Plaman owns a non-producing diatomite mine on Moonlight Rd, near Middlemarch, and in February last year applied to the OIO to buy the adjoining 432ha Foulden Hill farm.
Four days after the liquidation on June 13, the OIO queried Plaman on whether the Protected Objects Act 1975 ''may prevent the export of material from Foulden Maar given the concentration of fossils at the site''.
''The OIO consulted several organisations and individuals about the scientific, heritage, ecological and investment implications of the application,'' the agency said in a statement yesterday.
The maar is a 23 million-year-old volcanic crater lake, more recently filled in by the layered diatomite containing likely tens of thousands of fossils, ranging from fish and insects to seeds, leaves and pollen.
The Protected Objects Act covers objects from archaeological excavations, prehistory, science, rare collections, specimens of fauna, flora, minerals and objects of palaeontological [fossil] interest.
The OIO said yesterday ''significant new information'' on the fossilised site, gleaned from its consultations, included the high value New Zealanders placed on Foulden Maar, noting its unique features and scientific value.
''The new information raised concerns that, when considering the factors collectively, Plaman's proposed benefits may not be substantial and identifiable in the context of this investment and the unique values of the land,'' the OIO said.
The agency said there was ''doubt on the ability for Plaman to obtain the resource consents it needs to mine on a large scale'', given correspondence from scientific submissions and also from Dunedin Mayor Dave Cull.
Because of the ''complexities'' of Plaman's OIO application, it had to date taken 16 months, as the agency sought answers to myriad issues, plus additional information from Plaman.
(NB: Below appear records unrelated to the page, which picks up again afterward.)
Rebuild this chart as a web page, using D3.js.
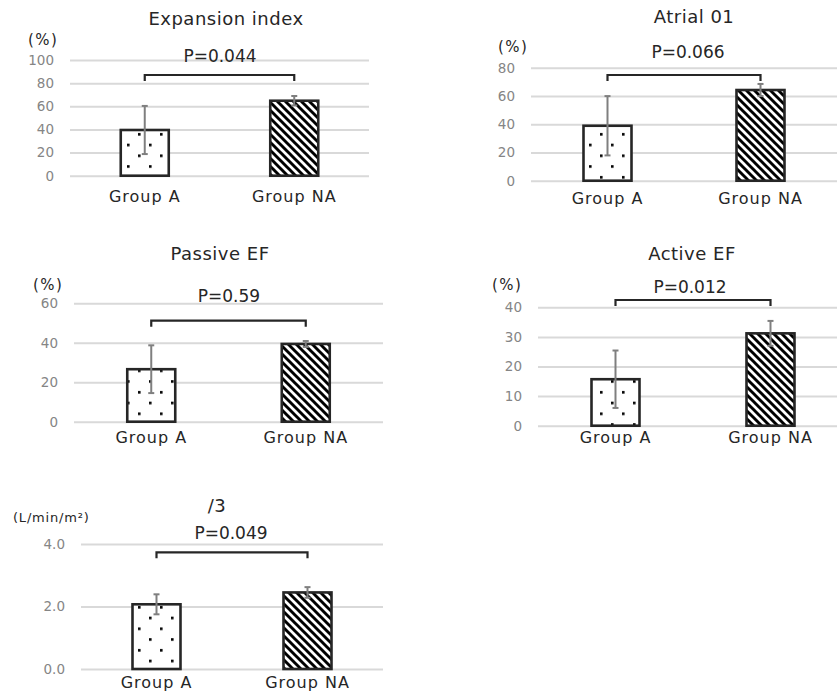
<!DOCTYPE html>
<html>
<head>
<meta charset="utf-8">
<script src="https://cdn.jsdelivr.net/npm/d3@7"></script>
<style>
  body { margin: 0; background: #fff; }
  svg { display: block; font-family: "DejaVu Sans", Verdana, sans-serif; }
</style>
</head>
<body>
<div id="chart"></div>
<script>
// data
const groups = ["Group A", "Group NA"]
const titles = ["Expansion index", "Atrial 01", "Passive EF", "Active EF", "/3"]
const units = ["(%)", "(%)", "(%)", "(%)", "(L/min/m\u00b2)"]
const pLabels = ["P=0.044", "P=0.066", "P=0.59", "P=0.012", "P=0.049"]
const means = [[39.5, 64.8], [38.9, 64.2], [26.6, 39.4], [15.7, 31.2], [2.07, 2.45]]
const sds = [[20.8, 4.1], [21.0, 4.3], [12.1, 1.5], [9.7, 4.2], [0.32, 0.17]]
const yMax = [100, 80, 60, 40, 4]
const yTicks = [
    [0, 20, 40, 60, 80, 100],
    [0, 20, 40, 60, 80],
    [0, 20, 40, 60],
    [0, 10, 20, 30, 40],
    [0, 2, 4]
]
const tickFormats = ["d", "d", "d", "d", ".1f"]

// where each small chart sits on the page
const layout = [
    { x0: 70, x1: 369, yTop: 60, y0: 175.7, titleX: 226, titleY: 25, unitX: 28, unitY: 45, pX: 220, pY: 62, bracketY: 75, labelY: 202 },
    { x0: 531, x1: 837, yTop: 67.7, y0: 180.7, titleX: 694, titleY: 23, unitX: 498, unitY: 52, pX: 688, pY: 58, bracketY: 75, labelY: 204 },
    { x0: 74, x1: 383, yTop: 303.3, y0: 421.7, titleX: 220, titleY: 260, unitX: 33, unitY: 290, pX: 229, pY: 302, bracketY: 320.7, labelY: 443 },
    { x0: 538, x1: 848, yTop: 307.3, y0: 425.7, titleX: 692, titleY: 260, unitX: 492, unitY: 290, pX: 690, pY: 293, bracketY: 300, labelY: 443 },
    { x0: 81, x1: 383, yTop: 544, y0: 669, titleX: 217, titleY: 512, unitX: 13, unitY: 522, pX: 231, pY: 539, bracketY: 552.3, labelY: 688 }
]

const width = 837, height = 694
const font = "'DejaVu Sans', Verdana, sans-serif"
const ink = "#262626"

const svg = d3.select("#chart")
    .append("svg")
    .attr("width", width)
    .attr("height", height)

// fill patterns: sparse dots for Group A, wide downward diagonal for Group NA
const defs = svg.append("defs")

const dots = defs.append("pattern")
    .attr("id", "dots")
    .attr("patternUnits", "userSpaceOnUse")
    .attr("width", 22)
    .attr("height", 21.5)
dots.append("rect").attr("width", 22).attr("height", 21.5).attr("fill", "#fff")
dots.append("rect").attr("x", 6).attr("y", 4).attr("width", 2.6).attr("height", 2.6).attr("fill", "#000")
dots.append("rect").attr("x", 17).attr("y", 14.7).attr("width", 2.6).attr("height", 2.6).attr("fill", "#000")

const stripes = defs.append("pattern")
    .attr("id", "stripes")
    .attr("patternUnits", "userSpaceOnUse")
    .attr("width", 8)
    .attr("height", 8)
stripes.append("rect").attr("width", 8).attr("height", 8).attr("fill", "#fff")
stripes.append("path")
    .attr("d", "M-1,-1 L9,9 M-3,5 L3,11 M5,-3 L11,3")
    .attr("stroke", "#000")
    .attr("stroke-width", 2.9)

const fills = ["url(#dots)", "url(#stripes)"]

function drawPanel(i) {
    const L = layout[i]

    const x = d3.scaleBand()
        .domain(groups)
        .range([L.x0, L.x1])

    const y = d3.scaleLinear()
        .domain([0, yMax[i]])
        .range([L.y0, L.yTop])

    const g = svg.append("g")

    // gridlines + tick labels
    const axis = g.append("g")
        .attr("transform", "translate(" + L.x0 + ",0)")
        .call(d3.axisLeft(y)
            .tickValues(yTicks[i])
            .tickFormat(d3.format(tickFormats[i]))
            .tickSizeInner(-(L.x1 - L.x0))
            .tickSizeOuter(0)
            .tickPadding(16))
        .attr("font-family", font)
        .attr("font-size", 13.5)
    axis.select(".domain").remove()
    axis.selectAll(".tick line").attr("stroke", "#d9d9d9").attr("stroke-width", 2)
    axis.selectAll(".tick text").attr("fill", "#858585")

    const bw = 48
    const rows = groups.map((k, j) => ({ group: k, mean: means[i][j], sd: sds[i][j], fill: fills[j] }))

    g.selectAll(".bar")
        .data(rows)
        .enter()
        .append("rect")
        .attr("class", "bar")
        .attr("x", d => x(d.group) + x.bandwidth() / 2 - bw / 2)
        .attr("y", d => y(d.mean))
        .attr("width", bw)
        .attr("height", d => y(0) - y(d.mean))
        .attr("fill", d => d.fill)
        .attr("stroke", ink)
        .attr("stroke-width", 2.6)

    // error bars
    const eb = g.selectAll(".err")
        .data(rows)
        .enter()
        .append("g")
        .attr("class", "err")
        .attr("stroke", "#7f7f7f")
        .attr("stroke-width", 2)

    eb.append("line")
        .attr("x1", d => x(d.group) + x.bandwidth() / 2)
        .attr("x2", d => x(d.group) + x.bandwidth() / 2)
        .attr("y1", d => y(d.mean - d.sd))
        .attr("y2", d => y(d.mean + d.sd))
    eb.append("line")
        .attr("x1", d => x(d.group) + x.bandwidth() / 2 - 3)
        .attr("x2", d => x(d.group) + x.bandwidth() / 2 + 3)
        .attr("y1", d => y(d.mean + d.sd))
        .attr("y2", d => y(d.mean + d.sd))
    eb.append("line")
        .attr("x1", d => x(d.group) + x.bandwidth() / 2 - 3)
        .attr("x2", d => x(d.group) + x.bandwidth() / 2 + 3)
        .attr("y1", d => y(d.mean - d.sd))
        .attr("y2", d => y(d.mean - d.sd))

    // significance bracket
    const bx1 = x(groups[0]) + x.bandwidth() / 2
    const bx2 = x(groups[1]) + x.bandwidth() / 2
    g.append("path")
        .attr("d", "M" + bx1 + "," + (L.bracketY + 6) + " V" + L.bracketY + " H" + bx2 + " V" + (L.bracketY + 6))
        .attr("fill", "none")
        .attr("stroke", ink)
        .attr("stroke-width", 2.2)

    g.append("text")
        .attr("x", L.pX)
        .attr("y", L.pY)
        .attr("text-anchor", "middle")
        .attr("fill", ink)
        .attr("font-family", font)
        .attr("font-size", 17)
        .text(pLabels[i])

    g.append("text")
        .attr("x", L.titleX)
        .attr("y", L.titleY)
        .attr("text-anchor", "middle")
        .attr("fill", ink)
        .attr("font-family", font)
        .attr("font-size", 18)
        .attr("letter-spacing", 0.5)
        .text(titles[i])

    g.append("text")
        .attr("x", L.unitX)
        .attr("y", L.unitY)
        .attr("fill", ink)
        .attr("font-family", font)
        .attr("font-size", i == 4 ? 13 : 15)
        .attr("letter-spacing", i == 4 ? 0.8 : 1.5)
        .text(units[i])

    g.selectAll(".group-label")
        .data(groups)
        .enter()
        .append("text")
        .attr("class", "group-label")
        .attr("x", d => x(d) + x.bandwidth() / 2)
        .attr("y", L.labelY)
        .attr("text-anchor", "middle")
        .attr("fill", ink)
        .attr("font-family", font)
        .attr("font-size", 16)
        .attr("letter-spacing", 1)
        .text(d => d)
}

titles.forEach((t, i) => drawPanel(i))
</script>
</body>
</html>
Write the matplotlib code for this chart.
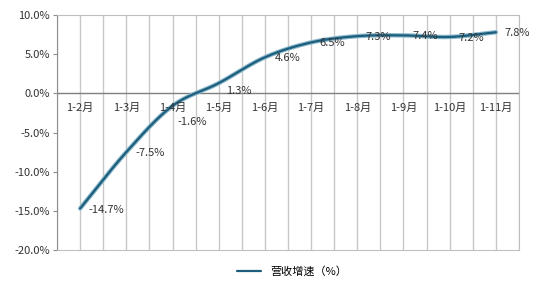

The OIO said Plaman's financial position was relevant to its application assessment, including the likelihood of benefits occurring and whether the investor test was met.
''The OIO was already closely examining Plaman's financial viability before Plaman Resources Ltd was placed in receivership and liquidation,'' it said.
The OIO was awaiting further information from the receivers and liquidators and would continue to accept third party submissions, which might form part of the assessment.
-The Malaysian-controlled Australian company Plaman owes investment bank Goldman Sachs $33.6million for a ''bridging loan'', but has at least $17.8million in a trust account. The mine was purchased in 2015 for $A5million ($NZ5.35million).